Mi mayor deuda con un escritor vivo (como creo que será evidente por las específicas citas que hago de su trabajo) es la que tengo con Ludwig von Mises, cuyas observaciones éticas desafortunadamente no han sido desarrolladas en profundidad, sino aparecen como breves pasajes incidentales en el ámbito de sus grandes contribuciones a la economía y a la «praxeología». Entre los filósofos morales contemporáneos, he aprendido mucho, incluso cuando no estaba de acuerdo con ellos, de Sir David Ross, Stephen Toulmin, A. C. Ewing, Kart Baier, Richard B. Brandt, J. O. Urmson y John Hospers. En el trazo de las relaciones entre la ley y la ética, mis fuentes principales han sido Roscoe Pound, Sir Paul Vinogradoff y F. A. Hayek.
Me siento profundamente endeudado tanto con el profesor von Mises como con el profesor Hospers (adicionalmente a la ayuda que recibí de sus escritos), por leer amablemente mi manuscrito, y brindarme sus críticas y sugerencias. Cualesquiera defectos que mi libro pueda tener aún, y no obstante lo muy corto que yo haya quedado en apreciar el valor de algunas de sus críticas, o en hacer las correcciones adecuadas, estoy seguro de que este es un libro mucho mejor de lo que sería sin su generosa ayuda.

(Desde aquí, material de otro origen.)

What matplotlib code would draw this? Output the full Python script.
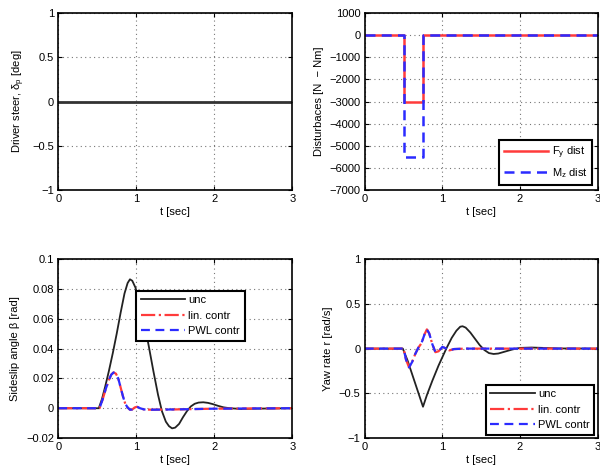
import matplotlib
matplotlib.use("Agg")
import matplotlib.pyplot as plt
import numpy as np

plt.rcParams['font.family'] = ['Liberation Sans', 'DejaVu Sans']
plt.rcParams['mathtext.fontset'] = 'custom'
plt.rcParams['mathtext.rm'] = 'Liberation Sans'
plt.rcParams['mathtext.it'] = 'Liberation Sans'
plt.rcParams['font.size'] = 8

# driver steer (constant zero)
steer_t = [0, 3]
steer_v = [0, 0]

# disturbances
dist_t = [0, 0.5, 0.5, 0.75, 0.75, 3]
fy_dist = [0, 0, -3000, -3000, 0, 0]
mz_dist = [0, 0, -5500, -5500, 0, 0]

# sideslip angle
beta_unc_t = [0, 0.52, 0.56, 0.6, 0.65, 0.7, 0.75, 0.8, 0.85, 0.89, 0.92, 0.95, 0.99, 1.04,
              1.1, 1.16, 1.22, 1.28, 1.33, 1.38, 1.42, 1.46, 1.5, 1.55, 1.6, 1.65, 1.7, 1.75,
              1.8, 1.86, 1.92, 1.98, 2.05, 2.12, 2.2, 2.35, 2.5, 3]
beta_unc = [0, 0, 0.006, 0.014, 0.025, 0.037, 0.05, 0.064, 0.077, 0.084, 0.0865, 0.0855,
            0.081, 0.072, 0.058, 0.042, 0.025, 0.009, -0.002, -0.009, -0.012, -0.0135, -0.013,
            -0.0105, -0.006, -0.002, 0.0012, 0.003, 0.0038, 0.004, 0.0036, 0.0028, 0.0016,
            0.0006, 0.0, -0.0005, -0.0003, 0]
beta_lin_t = [0, 0.53, 0.57, 0.61, 0.65, 0.68, 0.71, 0.74, 0.77, 0.8, 0.83, 0.86, 0.89, 0.92,
              0.95, 0.98, 1.01, 1.05, 1.1, 1.2, 1.5, 2.0, 3]
beta_lin = [0, 0, 0.006, 0.013, 0.019, 0.0225, 0.024, 0.0232, 0.02, 0.014, 0.008, 0.003,
            0.0005, -0.001, -0.0008, 0.0005, 0.001, 0.0, -0.0008, -0.001, -0.0008, -0.0003, 0]
beta_pwl = [0, 0, 0.006, 0.013, 0.019, 0.0225, 0.024, 0.0232, 0.02, 0.014, 0.008, 0.003,
            0.0005, -0.001, -0.0008, 0.0005, 0.001, 0.0, -0.0008, -0.001, -0.0008, -0.0003, 0]

# yaw rate
r_unc_t = [0, 0.49, 0.55, 0.6, 0.65, 0.7, 0.75, 0.8, 0.87, 0.95, 1.05, 1.12, 1.18, 1.23, 1.26,
           1.3, 1.36, 1.42, 1.48, 1.54, 1.6, 1.66, 1.72, 1.8, 1.9, 2.0, 2.15, 2.3, 2.5, 3]
r_unc = [0, 0, -0.13, -0.26, -0.39, -0.52, -0.65, -0.52, -0.36, -0.19, 0.0, 0.12, 0.2, 0.245,
         0.25, 0.235, 0.18, 0.11, 0.04, -0.015, -0.05, -0.06, -0.055, -0.035, -0.01, 0.008,
         0.012, 0.008, 0.002, 0]
r_lin_t = [0, 0.5, 0.53, 0.57, 0.61, 0.65, 0.69, 0.73, 0.77, 0.8, 0.83, 0.87, 0.91, 0.95, 1.0,
           1.05, 1.09, 1.15, 1.3, 3]
r_lin = [0, 0, -0.12, -0.21, -0.15, -0.06, 0.01, 0.06, 0.16, 0.215, 0.17, 0.05, -0.04, -0.03,
         0.02, 0.0, -0.02, -0.005, 0, 0]
r_pwl = [0, 0, -0.12, -0.21, -0.15, -0.06, 0.01, 0.06, 0.16, 0.215, 0.17, 0.05, -0.04, -0.03,
         0.02, 0.0, -0.02, -0.005, 0, 0]

RED = '#ff3b3b'
BLUE = '#2b2bff'
DASH = (0, (4, 2.5))

fig = plt.figure(figsize=(6.0, 4.67), dpi=100)
ax1 = fig.add_axes([0.097, 0.593, 0.39, 0.379])
ax2 = fig.add_axes([0.608, 0.593, 0.388, 0.379])
ax3 = fig.add_axes([0.097, 0.062, 0.39, 0.383])
ax4 = fig.add_axes([0.608, 0.062, 0.388, 0.383])


def style(ax):
    ax.grid(True, linestyle=(0, (1, 3)), color='#777777', linewidth=0.8)
    ax.tick_params(direction='in', length=3, width=0.8, top=True, right=True, pad=3)
    ax.set_xlim(0, 3)
    ax.set_xticks([0, 1, 2, 3])
    for s in ax.spines.values():
        s.set_linewidth(1.2)
    ax.set_xlabel('t [sec]', labelpad=2)


def box_legend(ax, **kw):
    leg = ax.legend(fancybox=False, edgecolor='black', framealpha=1, handlelength=4,
                    handletextpad=0.3, labelspacing=0.5, fontsize=8, **kw)
    leg.get_frame().set_linewidth(1.5)
    return leg


ax1.plot(steer_t, steer_v, color='#333333', linewidth=2)
ax1.set_ylim(-1, 1)
ax1.set_yticks([-1, -0.5, 0, 0.5, 1])
ax1.set_yticklabels(['\u22121', '\u22120.5', '0', '0.5', '1'])
ax1.set_ylabel('Driver steer, $\\delta_p$ [deg]')
style(ax1)

ax2.plot(dist_t, fy_dist, color=RED, linewidth=1.8, label='F$_y$ dist')
ax2.plot(dist_t, mz_dist, color=BLUE, linewidth=1.8, linestyle=DASH, label='M$_z$ dist')
ax2.set_ylim(-7000, 1000)
ax2.set_yticks(np.arange(-7000, 1001, 1000))
ax2.set_yticklabels([str(v).replace('-', '\u2212') for v in range(-7000, 1001, 1000)])
ax2.set_ylabel('Disturbaces [N  \u2212 Nm]')
style(ax2)
box_legend(ax2, loc='lower right', borderaxespad=0.5)

ax3.plot(beta_unc_t, beta_unc, color='#222222', linewidth=1.3, label='unc')
ax3.plot(beta_lin_t, beta_lin, color=RED, linewidth=1.6, linestyle='-.', label='lin. contr')
ax3.plot(beta_lin_t, beta_pwl, color=BLUE, linewidth=1.6, linestyle=DASH, label='PWL contr')
ax3.set_ylim(-0.02, 0.1)
ax3.set_yticks([-0.02, 0, 0.02, 0.04, 0.06, 0.08, 0.1])
ax3.set_yticklabels(['\u22120.02', '0', '0.02', '0.04', '0.06', '0.08', '0.1'])
ax3.set_ylabel('Sideslip angle \u03b2 [rad]')
style(ax3)
box_legend(ax3, loc='upper right', bbox_to_anchor=(0.82, 0.855))

ax4.plot(r_unc_t, r_unc, color='#222222', linewidth=1.3, label='unc')
ax4.plot(r_lin_t, r_lin, color=RED, linewidth=1.6, linestyle='-.', label='lin. contr')
ax4.plot(r_lin_t, r_pwl, color=BLUE, linewidth=1.6, linestyle=DASH, label='PWL contr')
ax4.set_ylim(-1, 1)
ax4.set_yticks([-1, -0.5, 0, 0.5, 1])
ax4.set_yticklabels(['\u22121', '\u22120.5', '0', '0.5', '1'])
ax4.set_ylabel('Yaw rate r [rad/s]')
style(ax4)
box_legend(ax4, loc='lower right', borderaxespad=0.3)

fig.savefig('out.png', dpi=100)
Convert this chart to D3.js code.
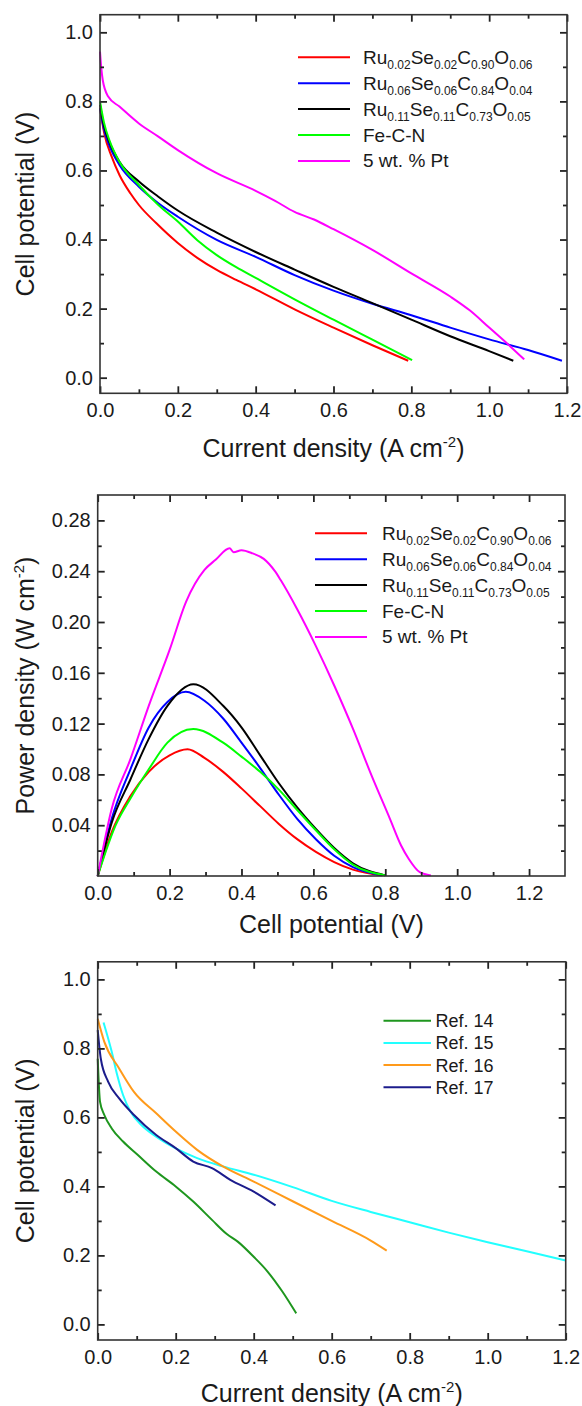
<!DOCTYPE html>
<html>
<head>
<meta charset="utf-8">
<script src="https://cdn.jsdelivr.net/npm/d3@7/dist/d3.min.js"></script>
<style>
  body { margin: 0; background: #fff; }
  svg { display: block; font-family: "Liberation Sans", Arial, sans-serif; }
</style>
</head>
<body>
<svg id="chart" width="582" height="1406"></svg>
<script>
// ---- panel 1 : polarisation curves (current density, cell potential) ----
const ivRu002 = [[0,0.78],[0.011,0.707],[0.03,0.64],[0.05,0.587],[0.078,0.534],[0.1,0.5],[0.145,0.447],[0.2,0.39],[0.25,0.347],[0.3,0.312],[0.35,0.283],[0.4,0.256],[0.5,0.198],[0.6,0.145],[0.7,0.094],[0.792,0.049]];
const ivRu006 = [[0,0.78],[0.01,0.72],[0.025,0.67],[0.05,0.616],[0.1,0.553],[0.15,0.505],[0.2,0.466],[0.3,0.399],[0.4,0.35],[0.5,0.297],[0.6,0.252],[0.7,0.214],[0.8,0.181],[0.9,0.145],[1.0,0.111],[1.1,0.08],[1.187,0.049]];
const ivRu011 = [[0,0.79],[0.01,0.73],[0.025,0.68],[0.05,0.625],[0.1,0.568],[0.15,0.524],[0.2,0.484],[0.3,0.42],[0.4,0.364],[0.5,0.313],[0.6,0.263],[0.7,0.216],[0.8,0.168],[0.9,0.12],[1.0,0.077],[1.062,0.049]];
const ivFeCN  = [[0,0.80],[0.01,0.74],[0.025,0.685],[0.05,0.625],[0.1,0.558],[0.15,0.5],[0.2,0.452],[0.25,0.398],[0.3,0.355],[0.35,0.32],[0.4,0.289],[0.5,0.227],[0.6,0.168],[0.7,0.11],[0.802,0.051]];
const ivPt    = [[0,0.944],[0.003,0.9],[0.007,0.862],[0.021,0.814],[0.05,0.785],[0.1,0.736],[0.15,0.698],[0.2,0.659],[0.3,0.592],[0.4,0.541],[0.45,0.512],[0.5,0.48],[0.55,0.458],[0.6,0.43],[0.7,0.37],[0.8,0.302],[0.9,0.235],[0.95,0.195],[1.0,0.145],[1.05,0.095],[1.09,0.053]];

// ---- panel 2 : power density vs cell potential ----
const pwRu002 = [[0,0],[0.039,0.0345],[0.091,0.063],[0.142,0.082],[0.2,0.095],[0.25,0.0998],[0.297,0.093],[0.349,0.082],[0.4,0.069],[0.452,0.055],[0.504,0.041],[0.555,0.029],[0.607,0.019],[0.658,0.011],[0.71,0.005],[0.79,0.0005]];
const pwRu006 = [[0,0],[0.039,0.045],[0.091,0.084],[0.142,0.117],[0.194,0.137],[0.245,0.145],[0.297,0.138],[0.349,0.124],[0.4,0.105],[0.452,0.085],[0.504,0.064],[0.555,0.045],[0.607,0.029],[0.658,0.016],[0.71,0.007],[0.79,0.0005]];
const pwRu011 = [[0,0],[0.039,0.042],[0.091,0.076],[0.142,0.108],[0.194,0.134],[0.266,0.151],[0.349,0.134],[0.4,0.117],[0.452,0.095],[0.504,0.073],[0.555,0.054],[0.607,0.037],[0.658,0.022],[0.71,0.01],[0.8,0.0005]];
const pwFeCN  = [[0,0],[0.05,0.04],[0.091,0.061],[0.142,0.084],[0.194,0.105],[0.266,0.1157],[0.349,0.105],[0.4,0.094],[0.452,0.082],[0.504,0.068],[0.555,0.052],[0.607,0.036],[0.658,0.021],[0.71,0.009],[0.8,0.0005]];
const pwPt    = [[0,0],[0.039,0.053],[0.091,0.092],[0.142,0.134],[0.2,0.178],[0.246,0.216],[0.297,0.241],[0.328,0.249],[0.367,0.258],[0.378,0.255],[0.4,0.2565],[0.431,0.254],[0.462,0.2497],[0.493,0.24],[0.509,0.233],[0.555,0.21],[0.607,0.181],[0.658,0.15],[0.71,0.116],[0.762,0.079],[0.813,0.045],[0.844,0.024],[0.865,0.0136],[0.896,0.003],[0.927,0.0005]];

// ---- panel 3 : literature polarisation curves ----
const ref14 = [[0,0.77],[0.006,0.645],[0.017,0.607],[0.036,0.568],[0.065,0.53],[0.103,0.491],[0.15,0.443],[0.2,0.4],[0.245,0.356],[0.293,0.303],[0.331,0.262],[0.359,0.24],[0.4,0.196],[0.435,0.154],[0.473,0.096],[0.509,0.032]];
const ref15 = [[0.015,0.875],[0.036,0.79],[0.05,0.723],[0.065,0.665],[0.084,0.617],[0.112,0.578],[0.15,0.544],[0.2,0.51],[0.255,0.482],[0.321,0.458],[0.4,0.434],[0.5,0.398],[0.6,0.358],[0.7,0.326],[0.8,0.296],[0.9,0.266],[1.0,0.238],[1.1,0.212],[1.2,0.185]];
const ref16 = [[0,0.886],[0.017,0.819],[0.055,0.742],[0.093,0.674],[0.15,0.612],[0.2,0.559],[0.255,0.506],[0.321,0.458],[0.4,0.414],[0.5,0.357],[0.6,0.3],[0.7,0.243],[0.741,0.214]];
const ref17 = [[0,0.853],[0.008,0.77],[0.027,0.703],[0.055,0.655],[0.093,0.607],[0.15,0.549],[0.2,0.511],[0.245,0.472],[0.293,0.453],[0.34,0.419],[0.4,0.385],[0.456,0.345]];

// names, colours, ticks
const catalystNames = ['Ru0.02Se0.02C0.90O0.06', 'Ru0.06Se0.06C0.84O0.04', 'Ru0.11Se0.11C0.73O0.05', 'Fe-C-N', '5 wt. % Pt'];
const catalystColors = ['#ff0000', '#0000ff', '#000000', '#00ff00', '#ff00ff'];
const refNames = ['Ref. 14', 'Ref. 15', 'Ref. 16', 'Ref. 17'];
const refColors = ['#1e961e', '#22ffff', '#ff9a1a', '#1c1c8c'];

const currentTicks = [0, 0.2, 0.4, 0.6, 0.8, 1.0, 1.2];
const currentMinor = [0.1, 0.3, 0.5, 0.7, 0.9, 1.1];
const potentialTicks = [0, 0.2, 0.4, 0.6, 0.8, 1.0];
const potentialMinor = [0.1, 0.3, 0.5, 0.7, 0.9];
const cellXTicks = [0, 0.2, 0.4, 0.6, 0.8, 1.0, 1.2];
const cellXMinor = [0.1, 0.3, 0.5, 0.7, 0.9, 1.1];
const powerTicks = [0.04, 0.08, 0.12, 0.16, 0.20, 0.24, 0.28];
const powerMinor = [0.02, 0.06, 0.10, 0.14, 0.18, 0.22, 0.26];

const svg = d3.select('#chart');
const ink = '#1a1a1a';

function panel(cfg) {
    const x = d3.scaleLinear().domain(cfg.xDomain).range([cfg.left, cfg.right]);
    const y = d3.scaleLinear().domain(cfg.yDomain).range([cfg.bottom, cfg.top]);
    const g = svg.append('g');

    // curves
    const line = d3.line()
        .x(d => x(d[0]))
        .y(d => y(d[1]))
        .curve(d3.curveMonotoneX);

    g.selectAll('.curve')
        .data(cfg.series)
        .join('path')
        .attr('d', d => line(d))
        .attr('fill', 'none')
        .attr('stroke', (d, i) => cfg.colors[i])
        .attr('stroke-width', 2)
        .attr('stroke-linejoin', 'round');

    // axes with inward ticks, all four sides
    const fmtX = d3.format(cfg.xFmt), fmtY = d3.format(cfg.yFmt);
    const axes = [
        [() => d3.axisBottom(x), cfg.bottom, 'x', cfg.xTicks, cfg.xMinor, fmtX],
        [() => d3.axisTop(x), cfg.top, 'x', cfg.xTicks, cfg.xMinor, null],
        [() => d3.axisLeft(y), cfg.left, 'y', cfg.yTicks, cfg.yMinor, fmtY],
        [() => d3.axisRight(y), cfg.right, 'y', cfg.yTicks, cfg.yMinor, null]
    ];
    axes.forEach(([mk, pos, dir, major, minor, fmt]) => {
        const tr = dir === 'x' ? `translate(0,${pos})` : `translate(${pos},0)`;
        const ag = g.append('g').attr('transform', tr)
            .call(mk().tickValues(major).tickSizeInner(-7).tickSizeOuter(0).tickPadding(dir === 'x' ? 10 : 7)
                .tickFormat(fmt ? fmt : ''));
        ag.select('.domain').remove();
        ag.selectAll('line').attr('stroke', '#222').attr('stroke-width', 1.8);
        ag.attr('font-size', 20).attr('font-family', null);
        ag.selectAll('text').attr('fill', ink);

        const mg = g.append('g').attr('transform', tr)
            .call(mk().tickValues(minor).tickSizeInner(-4).tickSizeOuter(0).tickFormat(''));
        mg.select('.domain').remove();
        mg.selectAll('line').attr('stroke', '#222').attr('stroke-width', 1.8);
    });

    g.append('rect')
        .attr('x', cfg.left).attr('y', cfg.top)
        .attr('width', cfg.right - cfg.left).attr('height', cfg.bottom - cfg.top)
        .attr('fill', 'none').attr('stroke', '#333').attr('stroke-width', 1.6);

    // axis titles
    const xt = g.append('text')
        .attr('x', (cfg.left + cfg.right) / 2).attr('y', cfg.xTitleY)
        .attr('text-anchor', 'middle').attr('font-size', 25).attr('fill', ink);
    addTitle(xt, cfg.xTitle);

    const yt = g.append('text')
        .attr('transform', `translate(34,${(cfg.top + cfg.bottom) / 2}) rotate(-90)`)
        .attr('text-anchor', 'middle').attr('font-size', 25).attr('fill', ink);
    addTitle(yt, cfg.yTitle);

    // legend
    const lg = g.append('g');
    cfg.names.forEach((name, i) => {
        const ly = cfg.legend.y + i * cfg.legend.step;
        lg.append('line')
            .attr('x1', cfg.legend.x1).attr('x2', cfg.legend.x2)
            .attr('y1', ly).attr('y2', ly)
            .attr('stroke', cfg.colors[i]).attr('stroke-width', 2);
        const t = lg.append('text')
            .attr('x', cfg.legend.tx).attr('y', ly + cfg.legend.base)
            .attr('font-size', cfg.legend.size).attr('fill', ink);
        // digits like 0.02 become subscripts
        name.split(/(\d\.\d\d)/).forEach((part, k) => {
            if (!part) return;
            if (k % 2 === 1) {
                t.append('tspan').attr('font-size', 12).attr('dy', 5).text(part);
            } else {
                t.append('tspan').attr('dy', k === 0 ? 0 : -5).text(part);
            }
        });
    });
}

// title text with an optional superscript written as ^{...}
function addTitle(t, str) {
    const m = str.match(/^(.*)\^\{(.*)\}(.*)$/);
    if (!m) { t.text(str); return; }
    t.append('tspan').text(m[1]);
    t.append('tspan').attr('font-size', 15).attr('dy', -10).text(m[2]);
    t.append('tspan').attr('dy', 10).text(m[3]);
}

panel({
    left: 100, right: 567, top: 14.7, bottom: 393.3,
    xDomain: [0, 1.2], yDomain: [-0.0452, 1.051],
    xTicks: currentTicks, xMinor: currentMinor, yTicks: potentialTicks, yMinor: potentialMinor,
    xFmt: '.1f', yFmt: '.1f',
    series: [ivRu002, ivRu006, ivRu011, ivFeCN, ivPt],
    colors: catalystColors, names: catalystNames,
    xTitle: 'Current density (A cm^{-2})', yTitle: 'Cell potential (V)', xTitleY: 457,
    legend: { x1: 298, x2: 350, tx: 363, y: 57.3, step: 25.9, base: 6.5, size: 19 }
});

panel({
    left: 97.7, right: 565, top: 495, bottom: 876,
    xDomain: [0, 1.3], yDomain: [0, 0.30],
    xTicks: cellXTicks, xMinor: cellXMinor, yTicks: powerTicks, yMinor: powerMinor,
    xFmt: '.1f', yFmt: '.2f',
    series: [pwRu002, pwRu006, pwRu011, pwFeCN, pwPt],
    colors: catalystColors, names: catalystNames,
    xTitle: 'Cell potential (V)', yTitle: 'Power density (W cm^{-2})', xTitleY: 933,
    legend: { x1: 315, x2: 367, tx: 382, y: 533.3, step: 25.9, base: 6.5, size: 19 }
});

panel({
    left: 97.7, right: 565.7, top: 961.8, bottom: 1340,
    xDomain: [0, 1.2], yDomain: [-0.0452, 1.051],
    xTicks: currentTicks, xMinor: currentMinor, yTicks: potentialTicks, yMinor: potentialMinor,
    xFmt: '.1f', yFmt: '.1f',
    series: [ref14, ref15, ref16, ref17],
    colors: refColors, names: refNames,
    xTitle: 'Current density (A cm^{-2})', yTitle: 'Cell potential (V)', xTitleY: 1402,
    legend: { x1: 383.5, x2: 431, tx: 435.6, y: 1020.7, step: 22.2, base: 6.5, size: 18 }
});
</script>
</body>
</html>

Una pregunta que se le puede ocurrir a ciertos lectores muy al principio, y que debe perseguir a muchos de los que escriben sobre ética en algún momento, durante el transcurso de su estudio y composición, es esta: ¿Para qué sirve la filosofía moral? Un hombre puede saber qué es lo correcto y, sin embargo, no hacerlo. Puede saber que una acción es equivocada, pero carecer de la fuerza de voluntad para refrenarse. Yo solo puedo ofrecer a la teoría ética la defensa que John Stuart Mill hace en su Autobiography de la utilidad de su System of Logic: «Cualquiera que sea el valor práctico de una verdadera filosofía de estas cosas, apenas será posible exagerar los daños que puede causar una filosofía falsa».